A new study suggests that liquid water on Mars could have been caused by cirrus clouds.

According to researchers from the Carl Sagan Institute, cirrus clouds might have provided the needed warming for liquid water to flow in the planet.

"Our calculations indicate that cirrus cloud decks could have produced global mean surface temperatures above freezing, but only if cirrus cloud cover approaches ~75 - 100% and if other cloud properties (e.g., height, optical depth, particle size) are chosen favorably," the researchers wrote in the paper, which was published in arxiv.

Features such as the Valles Marineris are pointing to the possible existence of liquid water in early Mars, and that water had played an essential role in shaping the planet.

Previous studies linked these features to volcanic origins. But researchers Ramses Ramirez and James Kasting suggested that the warming had been caused by cirrus clouds - the same wispy clouds that appear on Earth, and created a climate model to test their theory.

Cirrus clouds have also been seen on Jupiter, Saturn, Uranus, and possibly Neptune. Ice crystals produced by cirrus clouds tend to evaporate before reaching the surface as they warm the air by 10 degrees Celsius, Universe Today reports.

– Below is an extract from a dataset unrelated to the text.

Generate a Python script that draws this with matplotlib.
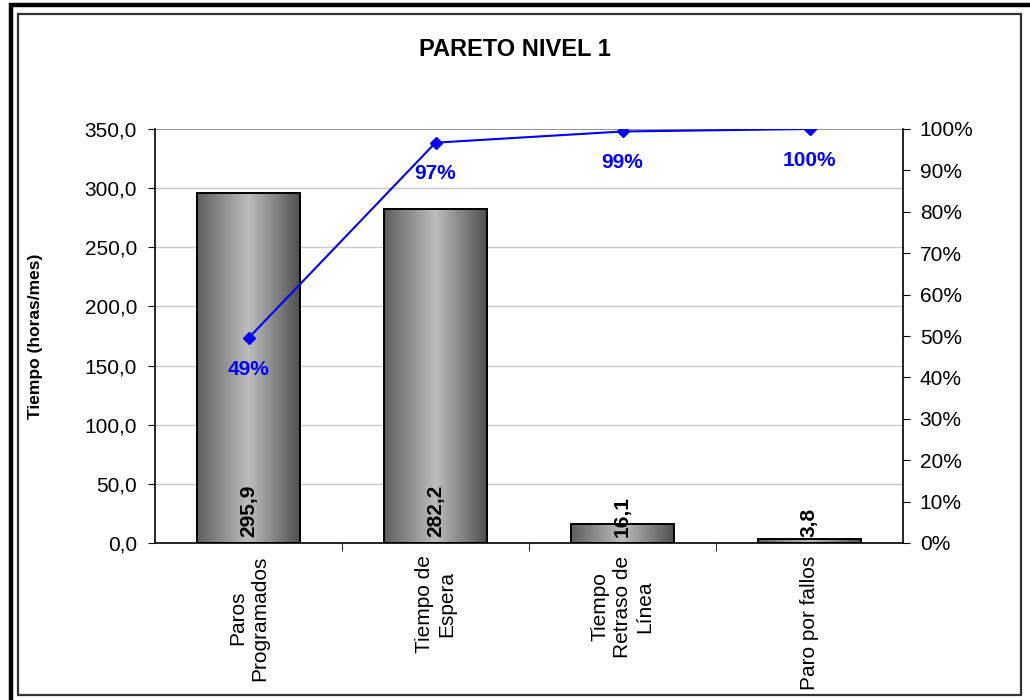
import numpy as np
import matplotlib
matplotlib.use("Agg")
import matplotlib.pyplot as plt
from matplotlib.patches import Rectangle
from matplotlib.colors import LinearSegmentedColormap

categories = ["Paros\nProgramados", "Tiempo de\nEspera", "Tiempo\nRetraso de\nLínea", "Paro por fallos"]
values = [295.9, 282.2, 16.1, 3.8]
value_labels = ["295,9", "282,2", "16,1", "3,8"]
cum_pct = [0.495, 0.967, 0.994, 1.0]
pct_labels = ["49%", "97%", "99%", "100%"]
left_ticks = [0, 50, 100, 150, 200, 250, 300, 350]
left_tick_labels = ["0,0", "50,0", "100,0", "150,0", "200,0", "250,0", "300,0", "350,0"]
right_ticks = [0, .1, .2, .3, .4, .5, .6, .7, .8, .9, 1.0]
right_tick_labels = ["0%", "10%", "20%", "30%", "40%", "50%", "60%", "70%", "80%", "90%", "100%"]

plt.rcParams['font.family'] = ['Liberation Sans', 'DejaVu Sans']

W, H = 1030, 700
fig = plt.figure(figsize=(W / 100, H / 100), dpi=100)

# borders
fig.patches.append(Rectangle((11 / W, -0.1), 1.2, 1 - 4.5 / H + 0.1, transform=fig.transFigure,
                             fill=False, edgecolor='black', linewidth=3.2))
fig.patches.append(Rectangle((18.5 / W, 5.5 / H), (1021 - 18.5) / W, (694 - 13.5) / H,
                             transform=fig.transFigure, fill=False, edgecolor='#333333', linewidth=1.6))

ax = fig.add_axes([155 / W, 1 - 543 / H, (903 - 155) / W, (543 - 129) / H])
ax.set_xlim(-0.5, 3.5)
ax.set_ylim(0, 350)

# gridlines
for t in left_ticks[1:]:
    ax.axhline(t, color='#808080' if t == 350 else '#c8c8c8', linewidth=1.2 if t == 350 else 1.0, zorder=0)

cmap = LinearSegmentedColormap.from_list('cyl', [(0, '#5e5e5e'), (0.5, '#bdbdbd'), (1, '#505050')])
grad = np.linspace(0, 1, 256).reshape(1, -1)
bw = 0.55
bars = ax.bar(range(len(values)), values, width=bw, color='none', edgecolor='black', linewidth=1.4, zorder=3)
for b in bars:
    x0, y0, w, h = b.get_x(), b.get_y(), b.get_width(), b.get_height()
    im = ax.imshow(grad, cmap=cmap, extent=[x0, x0 + w, y0, y0 + h], aspect='auto', zorder=2, interpolation='bilinear')
    im.set_clip_path(b)
ax.set_xlim(-0.5, 3.5)
ax.set_ylim(0, 350)

for i, lab in enumerate(value_labels):
    ax.annotate(lab, (i, 0), xytext=(0, 6), textcoords='offset pixels', rotation=90,
                ha='center', va='bottom', fontsize=15, fontweight='bold', color='black', zorder=5)

ax.set_yticks(left_ticks)
ax.set_yticklabels(left_tick_labels, fontsize=15)
ax.set_xticks(range(len(categories)))
ax.set_xticklabels(categories, rotation=90, fontsize=15, va='top', ha='center', multialignment='center')
ax.tick_params(axis='x', which='major', length=0, pad=9)
ax.set_xticks([0.5, 1.5, 2.5], minor=True)
ax.tick_params(axis='x', which='minor', length=6, direction='out', color='black')
ax.tick_params(axis='y', length=5, direction='out', pad=8, color='black')
for s in ['top', 'right']:
    ax.spines[s].set_visible(False)
ax.spines['left'].set_color('black')
ax.spines['bottom'].set_color('black')
ax.spines['left'].set_linewidth(1.2)
ax.spines['bottom'].set_linewidth(1.2)
ax.set_ylabel("Tiempo (horas/mes)", fontsize=12.5, fontweight='bold')
ax.yaxis.set_label_coords(-(155 - 43) / 748, 0.5)

ax2 = ax.twinx()
ax2.set_ylim(0, 1)
ax2.set_xlim(-0.5, 3.5)
ax2.plot(range(len(cum_pct)), cum_pct, color='#0000ff', linewidth=1.5, marker='D', markersize=6.5, zorder=6)
for i, (p, lab) in enumerate(zip(cum_pct, pct_labels)):
    ax2.annotate(lab, (i, p), xytext=(0, -31), textcoords='offset pixels', ha='center', va='center',
                 fontsize=15, fontweight='bold', color='#0000ff')
ax2.set_yticks(right_ticks)
ax2.set_yticklabels(right_tick_labels, fontsize=15)
ax2.tick_params(axis='y', length=5, direction='out', pad=7, color='black')
for s in ['top', 'left', 'bottom']:
    ax2.spines[s].set_visible(False)
ax2.spines['right'].set_color('black')
ax2.spines['right'].set_linewidth(1.2)

fig.text(515 / W, 1 - 49 / H, "PARETO NIVEL 1", ha='center', va='center', fontsize=17, fontweight='bold')

fig.savefig("out.png", dpi=100)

On Earth, cirrus clouds have a heating effect, as they let the sunlight in but absorb infrared radiation coming out. According to the researchers, if Mars had been covered enough by cirrus clouds just like Earth, the clouds' heating effect might have warmed the planet enough to allow liquid water to flow.

Moreover, the researchers also suggested that comets and asteroids impacting the surface of the planet could also be responsible for the heat, and cirrus clouds might have trapped the heat in Mars' atmosphere.

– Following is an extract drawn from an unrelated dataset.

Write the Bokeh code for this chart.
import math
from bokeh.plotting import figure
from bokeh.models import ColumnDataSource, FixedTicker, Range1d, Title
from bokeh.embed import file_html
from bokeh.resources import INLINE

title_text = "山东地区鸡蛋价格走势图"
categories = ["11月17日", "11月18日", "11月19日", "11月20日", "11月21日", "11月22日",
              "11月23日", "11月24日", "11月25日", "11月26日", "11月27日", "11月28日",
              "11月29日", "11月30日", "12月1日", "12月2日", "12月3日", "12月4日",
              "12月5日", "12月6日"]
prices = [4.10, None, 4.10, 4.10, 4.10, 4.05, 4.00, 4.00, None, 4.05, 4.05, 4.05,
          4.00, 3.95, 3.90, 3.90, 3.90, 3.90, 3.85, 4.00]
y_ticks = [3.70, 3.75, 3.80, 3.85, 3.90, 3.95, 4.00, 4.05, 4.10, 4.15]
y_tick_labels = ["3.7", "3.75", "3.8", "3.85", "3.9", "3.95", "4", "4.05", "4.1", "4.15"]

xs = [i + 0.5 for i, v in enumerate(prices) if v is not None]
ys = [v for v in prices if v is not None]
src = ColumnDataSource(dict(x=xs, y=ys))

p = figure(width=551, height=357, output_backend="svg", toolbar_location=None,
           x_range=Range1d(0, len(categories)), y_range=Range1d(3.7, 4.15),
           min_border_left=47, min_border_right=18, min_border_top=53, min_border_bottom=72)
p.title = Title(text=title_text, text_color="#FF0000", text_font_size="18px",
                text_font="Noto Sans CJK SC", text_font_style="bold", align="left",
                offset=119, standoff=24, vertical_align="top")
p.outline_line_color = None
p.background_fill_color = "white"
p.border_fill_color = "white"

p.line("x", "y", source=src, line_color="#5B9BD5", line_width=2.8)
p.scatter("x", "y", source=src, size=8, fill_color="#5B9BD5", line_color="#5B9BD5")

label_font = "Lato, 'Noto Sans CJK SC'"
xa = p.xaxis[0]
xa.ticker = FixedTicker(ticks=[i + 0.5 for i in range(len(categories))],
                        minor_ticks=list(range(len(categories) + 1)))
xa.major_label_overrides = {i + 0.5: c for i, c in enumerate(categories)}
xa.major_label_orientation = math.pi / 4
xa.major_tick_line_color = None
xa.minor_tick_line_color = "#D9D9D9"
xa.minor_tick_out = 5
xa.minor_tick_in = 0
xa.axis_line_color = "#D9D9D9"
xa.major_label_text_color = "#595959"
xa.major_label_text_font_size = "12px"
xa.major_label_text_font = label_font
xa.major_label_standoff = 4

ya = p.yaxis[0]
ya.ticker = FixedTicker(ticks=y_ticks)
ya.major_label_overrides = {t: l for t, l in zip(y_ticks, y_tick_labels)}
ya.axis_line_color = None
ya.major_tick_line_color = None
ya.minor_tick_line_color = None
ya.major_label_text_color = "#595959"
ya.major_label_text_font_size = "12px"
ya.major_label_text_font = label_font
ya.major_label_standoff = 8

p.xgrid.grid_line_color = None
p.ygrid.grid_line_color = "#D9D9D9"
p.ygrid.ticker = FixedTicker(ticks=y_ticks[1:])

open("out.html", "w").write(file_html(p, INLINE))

Using the single-column radiative-convective climate model and simulating the conditions on Mars, the scientists found that while cirrus clouds could cover early Mars four to five times longer than Earth under the right circumstances, 75 to 100 percent of the planet would have to be covered. But the researchers said that the amount of coverage is unlikely.

Adjusting the parameters to 50 percent, similar to Earth's cloud cover, reduced the heating effect of the clouds and would not have been enough to warm liquid water.

However, the researchers also pointed that warming by cirrus clouds is possible if ancient Mars had a mean surface temperature lower than the 273 Kelvin in their model and that it would only have to be lower by 8 degrees Kelvin to make that happen.